By integrating Ventiduedenti Shredders, Max1700 Hammer Mills, and energy-recovery kilns, GME achieves:

  • Recovery yields exceeding 95%
  • Up to 40% energy savings
  • Substantial CO₂ emission reductions

Global Reach and Expertise

With installations across Europe, the Middle East, and Africa, GME Recycling delivers proven solutions for aluminum recyclers, smelters, and industrial manufacturers seeking to close the loop on metal production.

The Benefits of Recycling Aluminum

Recycling aluminum delivers a unique combination of environmental and economic benefits:

  • 🌿 Eco-friendly: Recycling saves 95% of the energy required for primary smelting.
  • 💧 Resource-saving: No bauxite mining, no red mud waste.
  • 💰 Cost-effective: Lower production costs and faster return on investment.
  • ⚙️ Industrial performance: Recycled aluminum retains the same physical and chemical properties as virgin metal.
  • 🌎 Sustainability credentials: Supports corporate ESG goals and compliance with carbon reduction standards.

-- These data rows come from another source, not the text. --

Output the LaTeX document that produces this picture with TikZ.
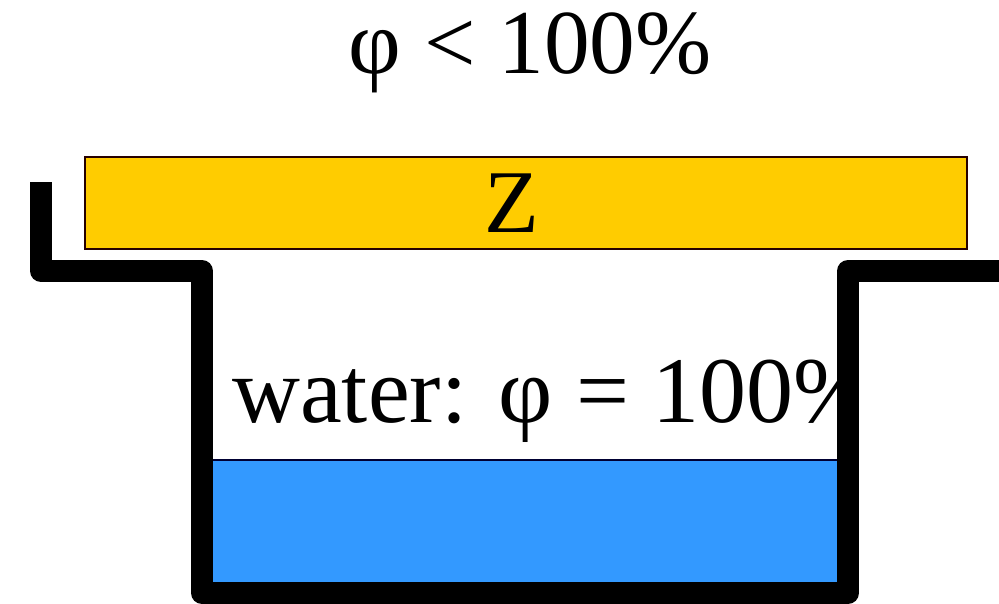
\documentclass[tikz,border=0pt]{standalone}
\usepackage{fontspec}
\setmainfont{Liberation Serif}
\definecolor{lidyellow}{RGB}{255,204,0}
\definecolor{waterblue}{RGB}{51,153,255}
\tikzset{
    lidbox/.style={draw=black!85!red, fill=lidyellow, line width=1.5pt, minimum width=17.64cm, minimum height=1.84cm, inner sep=0pt},
    wallline/.style={line width=12.5pt, line join=round},
    bigtext/.style={font=\fontsize{52}{60}\selectfont, inner sep=0pt}
}
\begin{document}
\begin{tikzpicture}[x=0.02cm, y=-0.02cm]
  \path[use as bounding box] (0,0) rectangle (999,603);
  % outside air
  \node[bigtext, anchor=base] (air) at (530,73) {φ < 100\%};
  % salt lid
  \node[lidbox] (lid) at (526,203) {\fontsize{51}{60}\selectfont Z\kern0.56cm};
  % water in the cup
  \fill[waterblue] (202,459) rectangle (848,593);
  \draw[line width=1pt, black!80!blue] (202,460) -- (848,460);
  \begin{scope}
    \clip (202,280) rectangle (848,459);
    \node[bigtext, font=\fontsize{53.5}{60}\selectfont, anchor=base west] (water) at (232,422) {water: φ = 100\%};
  \end{scope}
  % cup wall drawn last, over the text
  \draw[wallline] (41,182) -- (41,271) -- (202,271) -- (202,593)
        -- (848,593) -- (848,271) -- (1005,271);
\end{tikzpicture}
\end{document}
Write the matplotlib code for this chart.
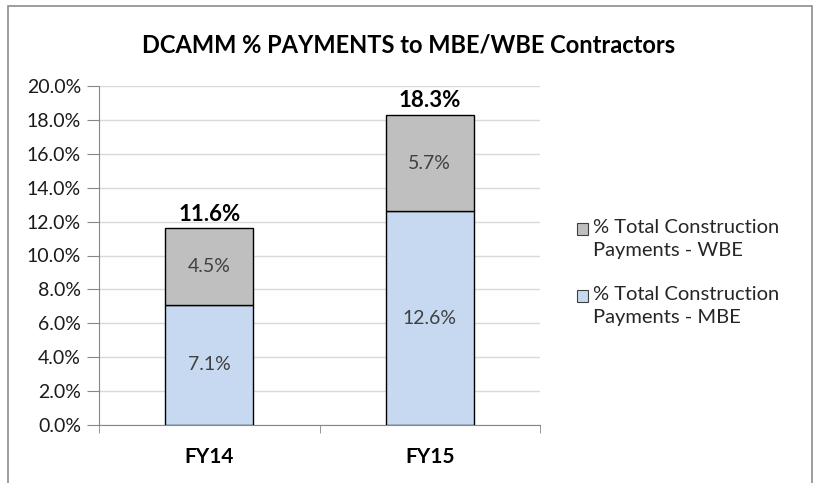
import matplotlib
matplotlib.use("Agg")
import matplotlib.pyplot as plt
from matplotlib.patches import Rectangle
from matplotlib.ticker import FuncFormatter, MultipleLocator

categories = ["FY14", "FY15"]
mbe = [7.1, 12.6]
wbe = [4.5, 5.7]
totals = [11.6, 18.3]
series_names = ["% Total Construction\nPayments - MBE", "% Total Construction\nPayments - WBE"]
title = "DCAMM % PAYMENTS to MBE/WBE Contractors"

plt.rcParams['font.family'] = ['Lato', 'DejaVu Sans']

W, H = 817, 483
fig = plt.figure(figsize=(W/100, H/100), dpi=100)
ax = fig.add_axes([99/W, 1-425/H, (540-99)/W, (425-86)/H])

c_mbe = "#C6D9F1"
c_wbe = "#BFBFBF"
x = list(range(len(categories)))
ax.bar(x, mbe, width=0.40, color=c_mbe, edgecolor="black", linewidth=1, zorder=3)
ax.bar(x, wbe, bottom=mbe, width=0.40, color=c_wbe, edgecolor="black", linewidth=1, zorder=3)

for i in x:
    ax.text(i, mbe[i]/2, f"{mbe[i]:.1f}%", ha="center", va="center", fontsize=14, color="#404040", zorder=4)
    ax.text(i, mbe[i] + wbe[i]/2, f"{wbe[i]:.1f}%", ha="center", va="center", fontsize=14, color="#404040", zorder=4)
    ax.text(i, totals[i] + 0.2, f"{totals[i]:.1f}%", ha="center", va="bottom", fontsize=16, fontweight="bold", color="black", zorder=4)

ax.set_xlim(-0.5, 1.5)
ax.set_ylim(0, 20)
ax.yaxis.set_major_locator(MultipleLocator(2))
ax.yaxis.set_major_formatter(FuncFormatter(lambda v, p: f"{v:.1f}%"))
ax.grid(axis="y", color="#D9D9D9", linewidth=1, zorder=0)
ax.set_axisbelow(True)

ax.set_xticks(x)
ax.set_xticklabels(categories, fontsize=15, fontweight="bold")
ax.tick_params(axis="x", length=0, pad=16)
ax.set_xticks([-0.5, 0.5, 1.5], minor=True)
ax.tick_params(axis="x", which="minor", length=6, color="#868686", direction="out")
ax.tick_params(axis="y", length=9, color="#868686", labelsize=14, labelcolor="#1a1a1a", pad=4)
for s in ["top", "right"]:
    ax.spines[s].set_visible(False)
for s in ["left", "bottom"]:
    ax.spines[s].set_color("#868686")

fig.text(0.5, 1-45/H, title, ha="center", va="center", fontsize=17, fontweight="bold")

# legend (WBE first, then MBE), square aligned with first text line
leg_items = [(series_names[1], c_wbe, 229), (series_names[0], c_mbe, 296)]
for label, col, ytop in leg_items:
    fig.patches.append(Rectangle((577/W, 1-(ytop+6)/H), 11/W, 12/H, transform=fig.transFigure,
                                 facecolor=col, edgecolor="#404040", linewidth=0.8))
    fig.text(593/W, 1-(ytop-10)/H, label, ha="left", va="top", fontsize=14.5,
             color="#262626", linespacing=1.42)

fig.patches.append(Rectangle((8/W, -0.05), (812-8)/W, 1.05-6/H, transform=fig.transFigure,
                             fill=False, edgecolor="#8C8C8C", linewidth=1.2))

fig.savefig("out.png", dpi=100)
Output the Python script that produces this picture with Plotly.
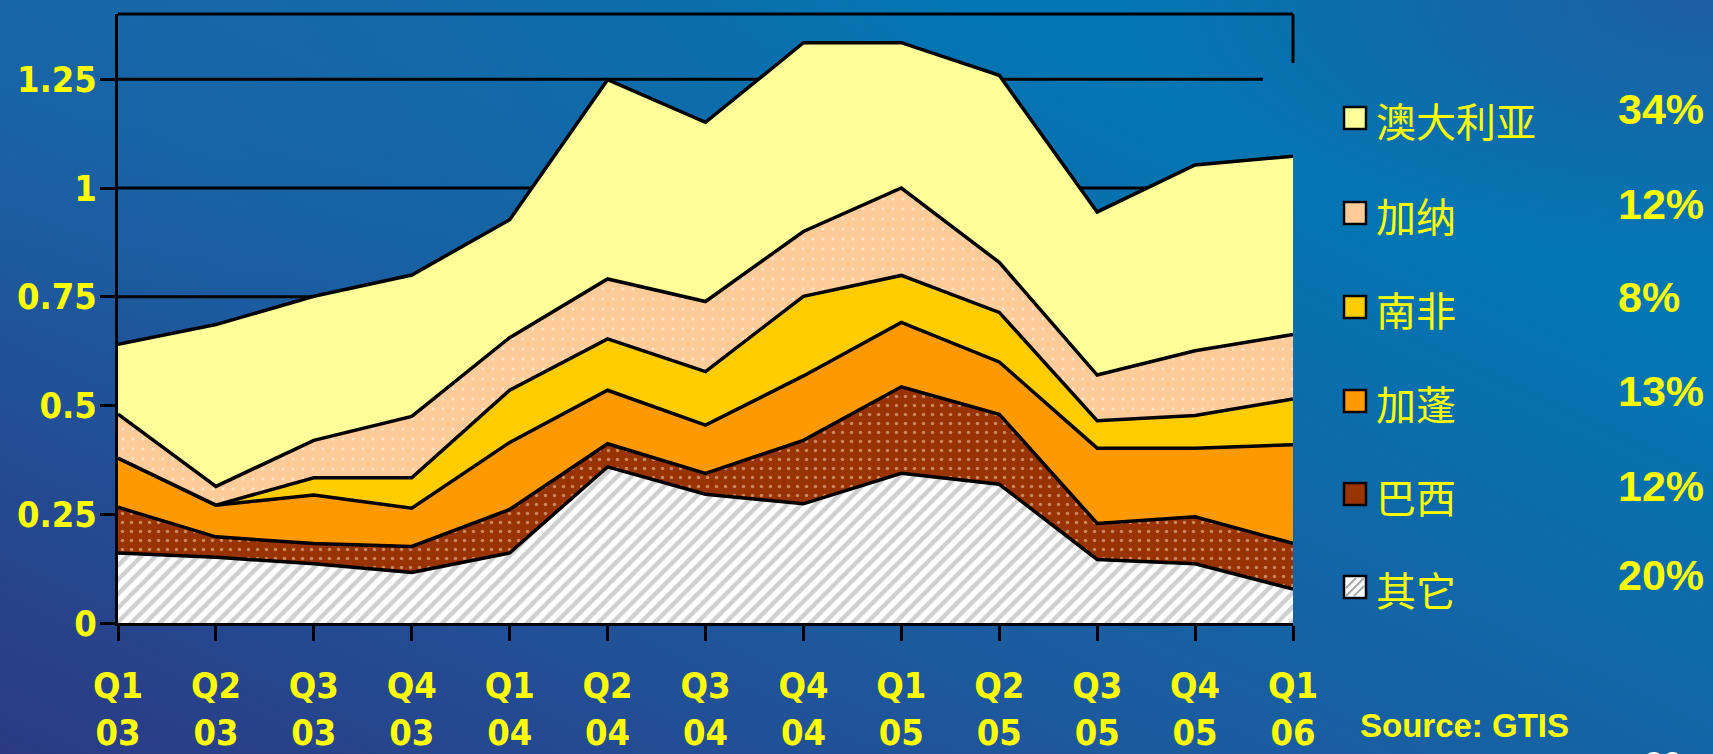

These advantages make aluminum recycling one of the most efficient and sustainable industrial processes of our time.

The aluminum recycling process is a shining example of how technology, engineering, and sustainability can work together to create a circular future.
Through innovation and precision, GME Recycling has transformed recycling from a simple recovery operation into a high-efficiency, low-emission industrial process.

From the Ventiduedenti Shredder and Max1700 Hammer Mill to our decoating and melting systems, every GME technology is designed to maximize recovery, reduce energy consumption, and close the loop on aluminum production.

By investing in advanced recycling infrastructure today, industries worldwide are not just reducing their carbon footprint — they are forging a sustainable path for the future of manufacturing.